DIRECTION ▸
Word for word, extract the first line of the records below and each line after it, up to and including the line with "Rebuild this UI as HTML. Inline all styles.". Pictures are left out.

Entries from a dataset
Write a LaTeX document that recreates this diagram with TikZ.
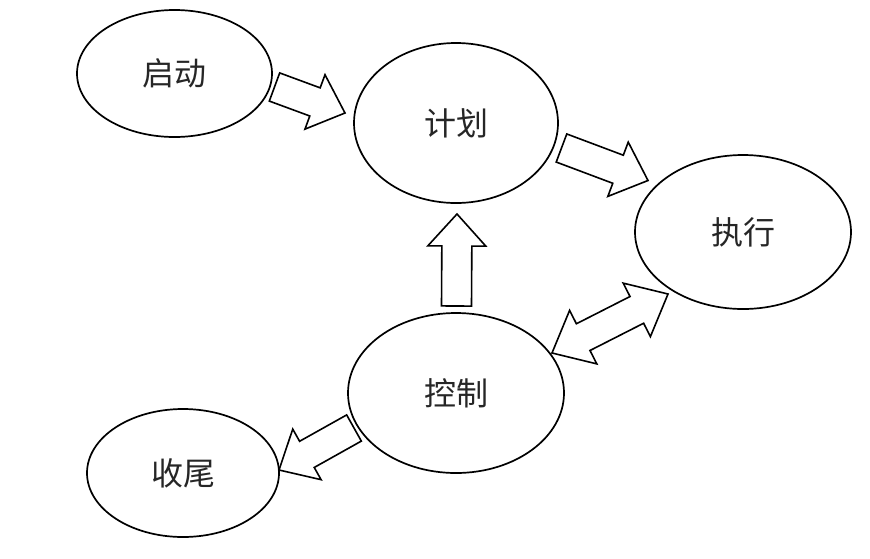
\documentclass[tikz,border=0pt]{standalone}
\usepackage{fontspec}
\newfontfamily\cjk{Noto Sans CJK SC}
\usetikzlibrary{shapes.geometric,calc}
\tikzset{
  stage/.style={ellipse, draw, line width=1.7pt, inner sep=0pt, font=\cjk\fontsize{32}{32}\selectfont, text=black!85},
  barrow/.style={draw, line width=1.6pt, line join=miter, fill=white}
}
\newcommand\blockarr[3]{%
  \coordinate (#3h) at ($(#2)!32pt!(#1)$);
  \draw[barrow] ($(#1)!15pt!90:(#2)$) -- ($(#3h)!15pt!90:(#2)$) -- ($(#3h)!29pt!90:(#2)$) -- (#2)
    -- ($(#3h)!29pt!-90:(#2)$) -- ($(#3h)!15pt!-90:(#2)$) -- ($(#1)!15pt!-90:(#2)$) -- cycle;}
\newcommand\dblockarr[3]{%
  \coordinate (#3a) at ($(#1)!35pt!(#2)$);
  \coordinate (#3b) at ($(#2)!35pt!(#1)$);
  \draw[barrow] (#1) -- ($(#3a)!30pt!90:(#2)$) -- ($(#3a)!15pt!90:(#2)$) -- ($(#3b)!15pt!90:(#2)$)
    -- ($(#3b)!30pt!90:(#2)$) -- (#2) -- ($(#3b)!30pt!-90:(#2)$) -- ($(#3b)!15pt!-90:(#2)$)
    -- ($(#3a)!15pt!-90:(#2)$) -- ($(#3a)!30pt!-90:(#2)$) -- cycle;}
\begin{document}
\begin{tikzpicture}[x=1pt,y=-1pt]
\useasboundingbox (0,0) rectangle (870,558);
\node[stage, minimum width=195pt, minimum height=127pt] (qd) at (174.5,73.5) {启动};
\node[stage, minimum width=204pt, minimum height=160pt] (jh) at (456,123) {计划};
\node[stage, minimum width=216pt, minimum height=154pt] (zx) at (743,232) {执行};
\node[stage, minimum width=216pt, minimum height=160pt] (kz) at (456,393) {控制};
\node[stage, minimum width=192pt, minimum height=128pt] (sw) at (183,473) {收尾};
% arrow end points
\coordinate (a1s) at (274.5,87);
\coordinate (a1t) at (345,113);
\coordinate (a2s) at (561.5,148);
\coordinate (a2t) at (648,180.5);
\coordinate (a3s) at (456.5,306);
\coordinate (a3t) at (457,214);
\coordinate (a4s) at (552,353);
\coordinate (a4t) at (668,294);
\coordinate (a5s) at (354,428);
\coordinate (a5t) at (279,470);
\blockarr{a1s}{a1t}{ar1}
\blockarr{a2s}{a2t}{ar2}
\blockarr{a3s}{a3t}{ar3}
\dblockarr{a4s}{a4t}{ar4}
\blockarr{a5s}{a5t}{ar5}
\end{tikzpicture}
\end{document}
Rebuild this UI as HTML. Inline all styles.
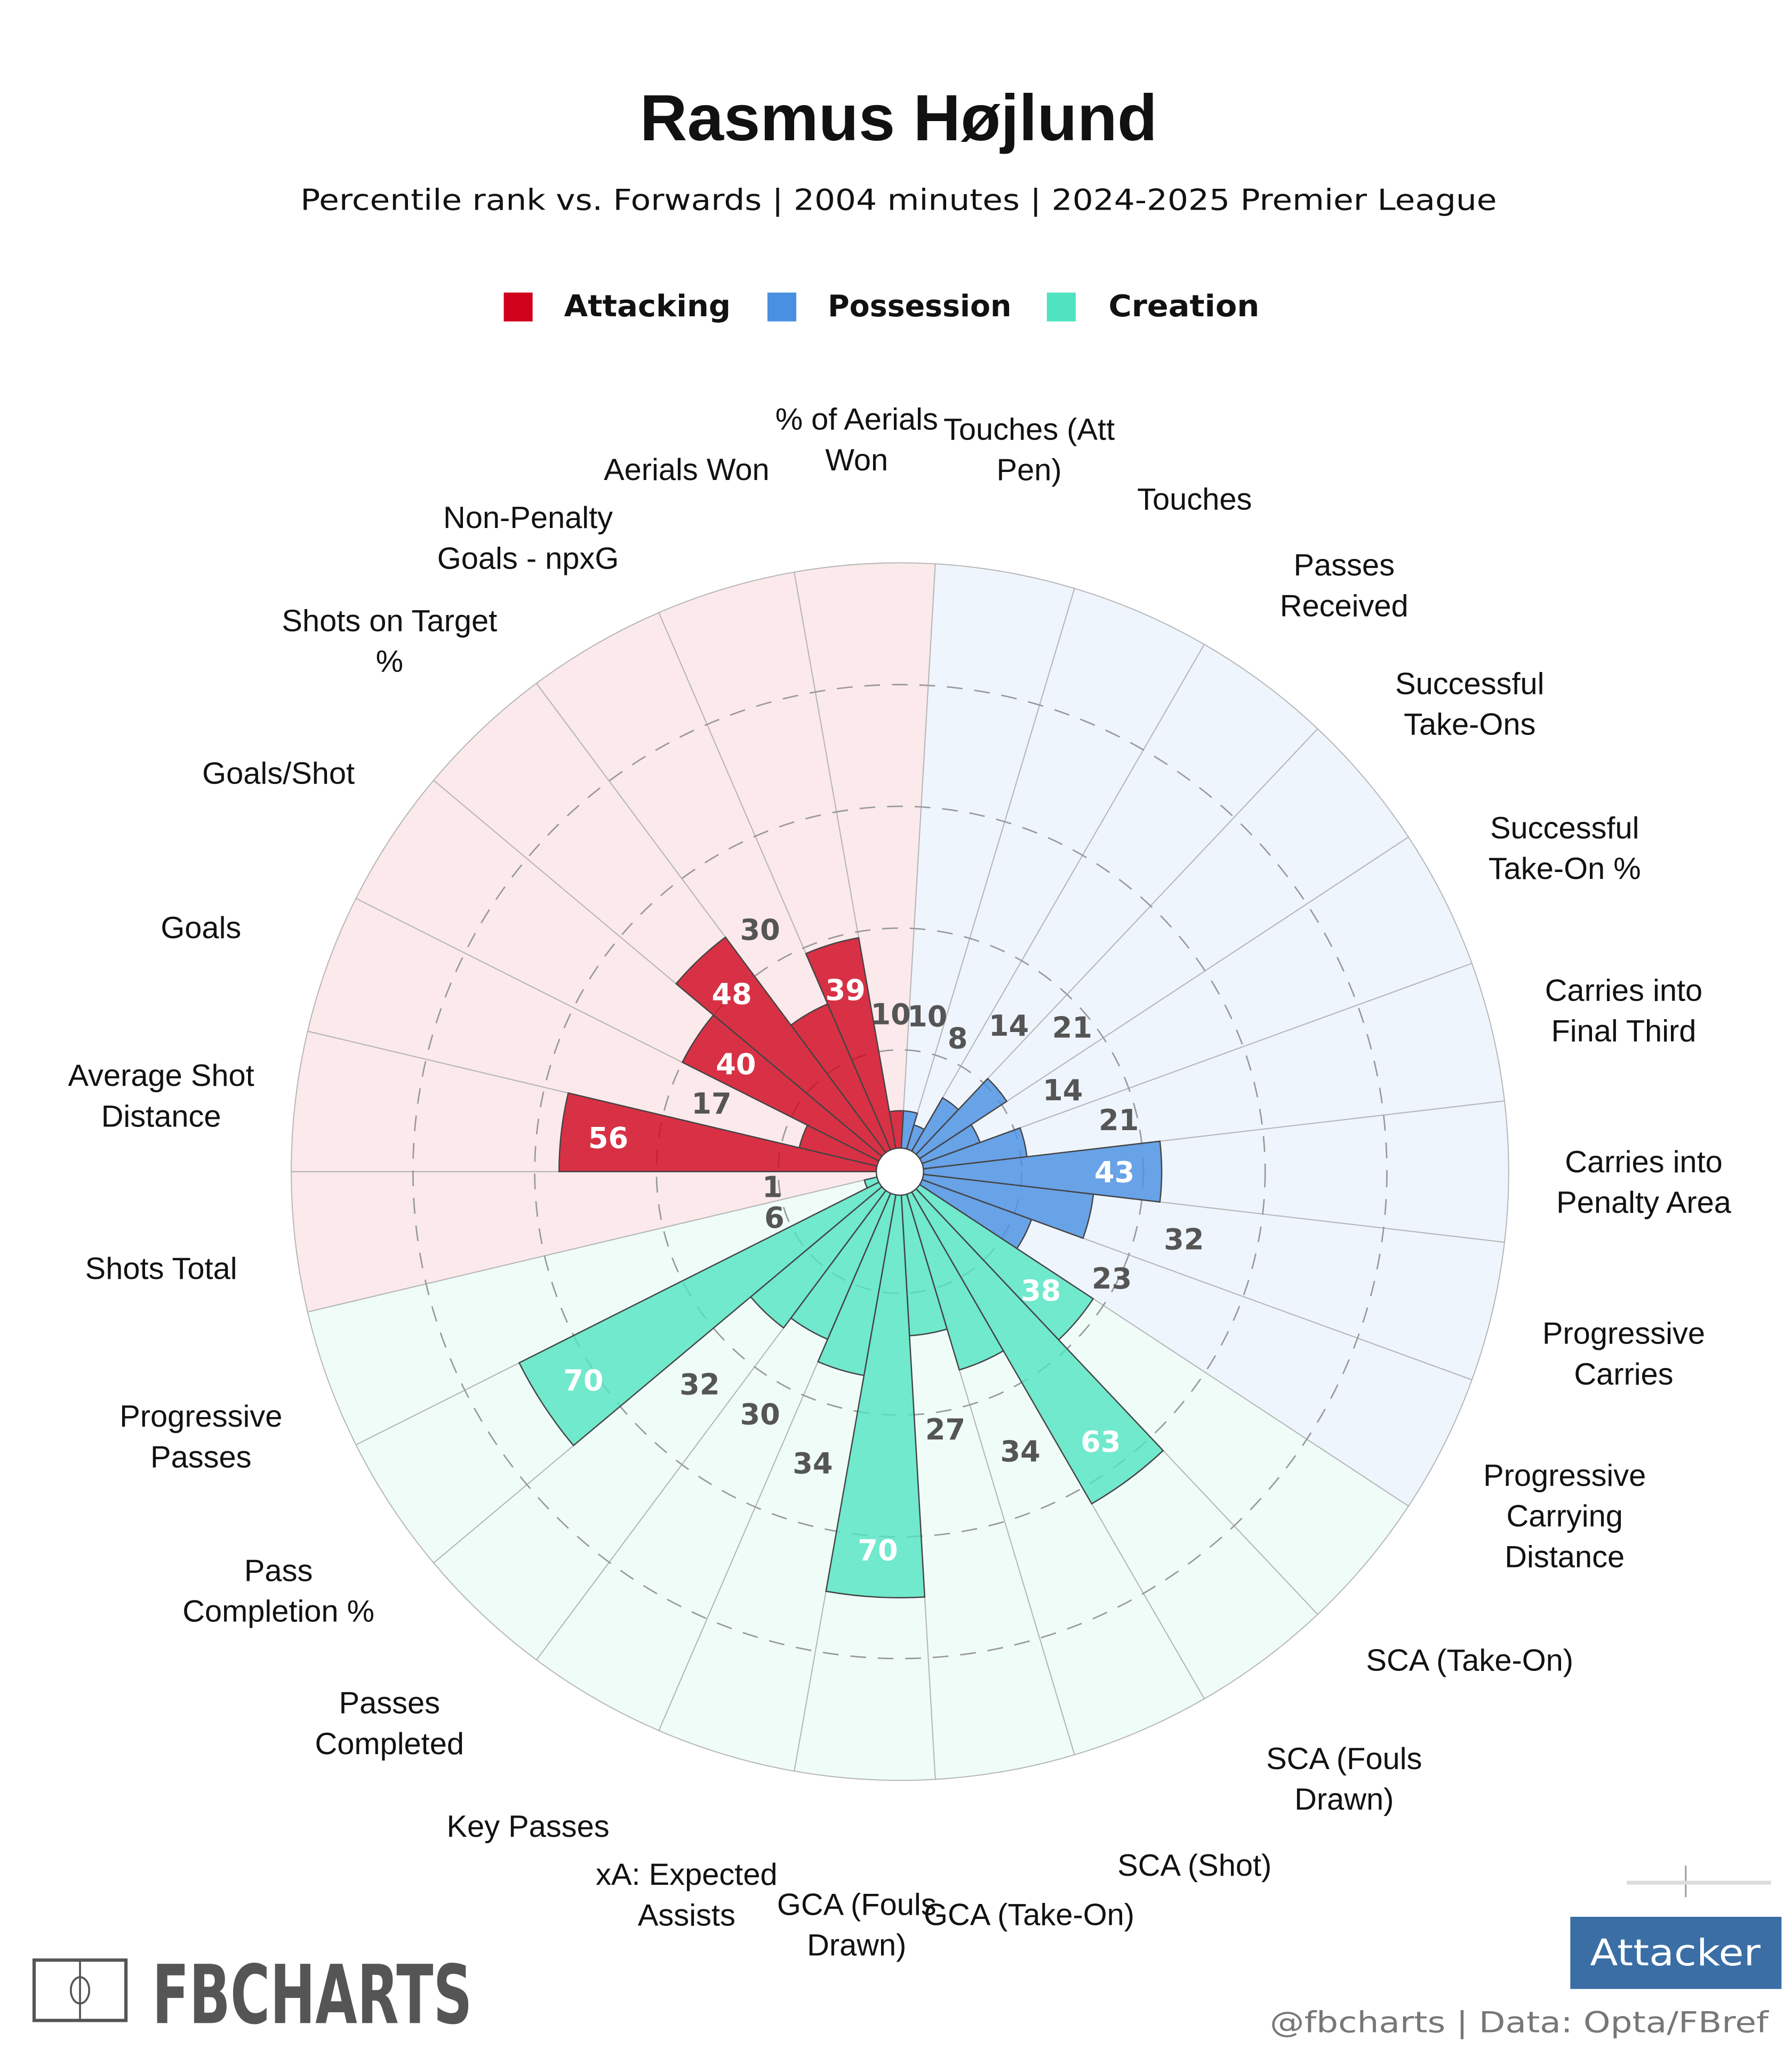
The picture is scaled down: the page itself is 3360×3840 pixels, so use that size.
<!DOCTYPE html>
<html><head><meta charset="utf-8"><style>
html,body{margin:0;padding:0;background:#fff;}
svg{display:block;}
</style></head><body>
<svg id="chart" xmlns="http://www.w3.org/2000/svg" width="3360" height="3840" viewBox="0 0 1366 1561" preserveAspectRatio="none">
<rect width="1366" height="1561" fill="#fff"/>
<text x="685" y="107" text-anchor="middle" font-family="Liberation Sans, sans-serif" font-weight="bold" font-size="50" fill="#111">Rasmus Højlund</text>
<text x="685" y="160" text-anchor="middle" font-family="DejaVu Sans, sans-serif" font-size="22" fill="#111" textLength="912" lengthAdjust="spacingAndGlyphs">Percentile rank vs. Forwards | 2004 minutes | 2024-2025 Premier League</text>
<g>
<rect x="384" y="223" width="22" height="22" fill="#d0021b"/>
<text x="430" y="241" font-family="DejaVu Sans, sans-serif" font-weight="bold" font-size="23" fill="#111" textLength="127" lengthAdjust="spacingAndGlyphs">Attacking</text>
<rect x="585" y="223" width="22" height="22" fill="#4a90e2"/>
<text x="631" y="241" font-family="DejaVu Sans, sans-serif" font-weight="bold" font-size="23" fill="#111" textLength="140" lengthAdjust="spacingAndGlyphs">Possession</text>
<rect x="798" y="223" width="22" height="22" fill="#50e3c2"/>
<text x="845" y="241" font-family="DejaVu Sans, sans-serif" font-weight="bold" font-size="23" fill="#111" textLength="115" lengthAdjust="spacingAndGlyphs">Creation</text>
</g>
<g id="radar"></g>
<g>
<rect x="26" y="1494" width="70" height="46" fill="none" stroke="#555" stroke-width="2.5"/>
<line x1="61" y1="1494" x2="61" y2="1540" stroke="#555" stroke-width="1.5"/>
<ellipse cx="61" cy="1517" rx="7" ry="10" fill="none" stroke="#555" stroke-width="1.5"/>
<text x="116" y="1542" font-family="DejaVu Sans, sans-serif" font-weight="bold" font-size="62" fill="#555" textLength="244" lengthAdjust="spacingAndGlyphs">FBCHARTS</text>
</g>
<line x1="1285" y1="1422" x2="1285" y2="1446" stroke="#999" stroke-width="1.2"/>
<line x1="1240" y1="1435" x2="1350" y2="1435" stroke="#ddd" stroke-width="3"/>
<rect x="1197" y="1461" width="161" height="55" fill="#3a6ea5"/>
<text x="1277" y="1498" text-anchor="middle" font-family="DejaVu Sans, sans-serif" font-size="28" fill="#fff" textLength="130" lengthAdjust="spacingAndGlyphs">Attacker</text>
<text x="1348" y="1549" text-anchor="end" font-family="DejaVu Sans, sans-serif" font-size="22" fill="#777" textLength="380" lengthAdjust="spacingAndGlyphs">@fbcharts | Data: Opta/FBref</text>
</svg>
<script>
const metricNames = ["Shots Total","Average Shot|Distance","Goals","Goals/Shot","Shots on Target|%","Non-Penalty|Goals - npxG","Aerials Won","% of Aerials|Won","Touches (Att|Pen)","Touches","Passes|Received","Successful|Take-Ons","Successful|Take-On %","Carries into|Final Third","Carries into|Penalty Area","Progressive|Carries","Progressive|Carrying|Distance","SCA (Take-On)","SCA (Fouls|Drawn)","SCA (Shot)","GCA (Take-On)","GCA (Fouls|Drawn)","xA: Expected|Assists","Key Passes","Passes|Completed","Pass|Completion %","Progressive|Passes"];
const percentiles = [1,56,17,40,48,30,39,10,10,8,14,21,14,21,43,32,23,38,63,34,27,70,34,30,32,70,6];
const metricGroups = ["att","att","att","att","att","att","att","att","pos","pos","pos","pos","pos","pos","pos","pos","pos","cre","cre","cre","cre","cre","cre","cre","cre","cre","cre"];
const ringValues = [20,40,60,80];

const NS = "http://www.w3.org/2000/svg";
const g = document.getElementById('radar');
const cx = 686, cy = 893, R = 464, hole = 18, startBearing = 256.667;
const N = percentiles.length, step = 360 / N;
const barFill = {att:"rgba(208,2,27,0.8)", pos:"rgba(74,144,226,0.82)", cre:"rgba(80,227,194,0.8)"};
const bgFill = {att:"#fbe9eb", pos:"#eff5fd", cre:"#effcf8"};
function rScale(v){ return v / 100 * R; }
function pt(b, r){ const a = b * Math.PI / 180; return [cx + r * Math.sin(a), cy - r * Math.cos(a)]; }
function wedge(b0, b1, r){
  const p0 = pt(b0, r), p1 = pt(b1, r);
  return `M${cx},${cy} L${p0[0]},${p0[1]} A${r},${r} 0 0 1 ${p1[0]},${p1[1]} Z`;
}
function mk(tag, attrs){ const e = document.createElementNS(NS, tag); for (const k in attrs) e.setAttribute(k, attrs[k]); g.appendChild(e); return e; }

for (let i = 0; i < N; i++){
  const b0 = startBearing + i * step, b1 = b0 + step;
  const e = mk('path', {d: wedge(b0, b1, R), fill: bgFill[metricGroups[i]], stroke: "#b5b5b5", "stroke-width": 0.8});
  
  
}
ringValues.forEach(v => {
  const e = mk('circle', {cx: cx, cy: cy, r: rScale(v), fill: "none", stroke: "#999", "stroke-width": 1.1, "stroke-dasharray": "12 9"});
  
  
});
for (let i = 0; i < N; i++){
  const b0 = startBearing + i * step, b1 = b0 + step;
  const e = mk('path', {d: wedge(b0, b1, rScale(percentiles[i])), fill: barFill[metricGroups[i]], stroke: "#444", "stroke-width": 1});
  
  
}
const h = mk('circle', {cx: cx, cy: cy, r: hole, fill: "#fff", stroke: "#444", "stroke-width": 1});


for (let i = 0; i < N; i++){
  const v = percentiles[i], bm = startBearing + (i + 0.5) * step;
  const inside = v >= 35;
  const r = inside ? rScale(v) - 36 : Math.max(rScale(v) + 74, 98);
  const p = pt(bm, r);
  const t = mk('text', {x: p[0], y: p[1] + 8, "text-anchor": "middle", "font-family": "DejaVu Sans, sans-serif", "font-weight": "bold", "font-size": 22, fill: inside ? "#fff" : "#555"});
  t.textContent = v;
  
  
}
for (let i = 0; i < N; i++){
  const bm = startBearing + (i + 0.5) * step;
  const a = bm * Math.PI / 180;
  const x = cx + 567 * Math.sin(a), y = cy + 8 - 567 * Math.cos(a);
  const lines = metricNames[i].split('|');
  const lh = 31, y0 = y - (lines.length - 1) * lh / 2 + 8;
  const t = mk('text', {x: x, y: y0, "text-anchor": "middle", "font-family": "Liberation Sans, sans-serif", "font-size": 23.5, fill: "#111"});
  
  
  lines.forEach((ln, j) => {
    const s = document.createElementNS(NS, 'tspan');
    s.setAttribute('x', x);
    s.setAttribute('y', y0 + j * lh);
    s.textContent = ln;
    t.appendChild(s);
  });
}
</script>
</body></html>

WRITTEN RESPONSE ▸
Write a LaTeX document that recreates this diagram with TikZ.
\documentclass[tikz,border=0pt]{standalone}
\usepackage{fontspec}
\newfontfamily\cjk{Noto Sans CJK SC}
\usetikzlibrary{shapes.geometric,calc}
\tikzset{
  stage/.style={ellipse, draw, line width=1.7pt, inner sep=0pt, font=\cjk\fontsize{32}{32}\selectfont, text=black!85},
  barrow/.style={draw, line width=1.6pt, line join=miter, fill=white}
}
\newcommand\blockarr[3]{%
  \coordinate (#3h) at ($(#2)!32pt!(#1)$);
  \draw[barrow] ($(#1)!15pt!90:(#2)$) -- ($(#3h)!15pt!90:(#2)$) -- ($(#3h)!29pt!90:(#2)$) -- (#2)
    -- ($(#3h)!29pt!-90:(#2)$) -- ($(#3h)!15pt!-90:(#2)$) -- ($(#1)!15pt!-90:(#2)$) -- cycle;}
\newcommand\dblockarr[3]{%
  \coordinate (#3a) at ($(#1)!35pt!(#2)$);
  \coordinate (#3b) at ($(#2)!35pt!(#1)$);
  \draw[barrow] (#1) -- ($(#3a)!30pt!90:(#2)$) -- ($(#3a)!15pt!90:(#2)$) -- ($(#3b)!15pt!90:(#2)$)
    -- ($(#3b)!30pt!90:(#2)$) -- (#2) -- ($(#3b)!30pt!-90:(#2)$) -- ($(#3b)!15pt!-90:(#2)$)
    -- ($(#3a)!15pt!-90:(#2)$) -- ($(#3a)!30pt!-90:(#2)$) -- cycle;}
\begin{document}
\begin{tikzpicture}[x=1pt,y=-1pt]
\useasboundingbox (0,0) rectangle (870,558);
\node[stage, minimum width=195pt, minimum height=127pt] (qd) at (174.5,73.5) {启动};
\node[stage, minimum width=204pt, minimum height=160pt] (jh) at (456,123) {计划};
\node[stage, minimum width=216pt, minimum height=154pt] (zx) at (743,232) {执行};
\node[stage, minimum width=216pt, minimum height=160pt] (kz) at (456,393) {控制};
\node[stage, minimum width=192pt, minimum height=128pt] (sw) at (183,473) {收尾};
% arrow end points
\coordinate (a1s) at (274.5,87);
\coordinate (a1t) at (345,113);
\coordinate (a2s) at (561.5,148);
\coordinate (a2t) at (648,180.5);
\coordinate (a3s) at (456.5,306);
\coordinate (a3t) at (457,214);
\coordinate (a4s) at (552,353);
\coordinate (a4t) at (668,294);
\coordinate (a5s) at (354,428);
\coordinate (a5t) at (279,470);
\blockarr{a1s}{a1t}{ar1}
\blockarr{a2s}{a2t}{ar2}
\blockarr{a3s}{a3t}{ar3}
\dblockarr{a4s}{a4t}{ar4}
\blockarr{a5s}{a5t}{ar5}
\end{tikzpicture}
\end{document}
Rebuild this UI as HTML. Inline all styles.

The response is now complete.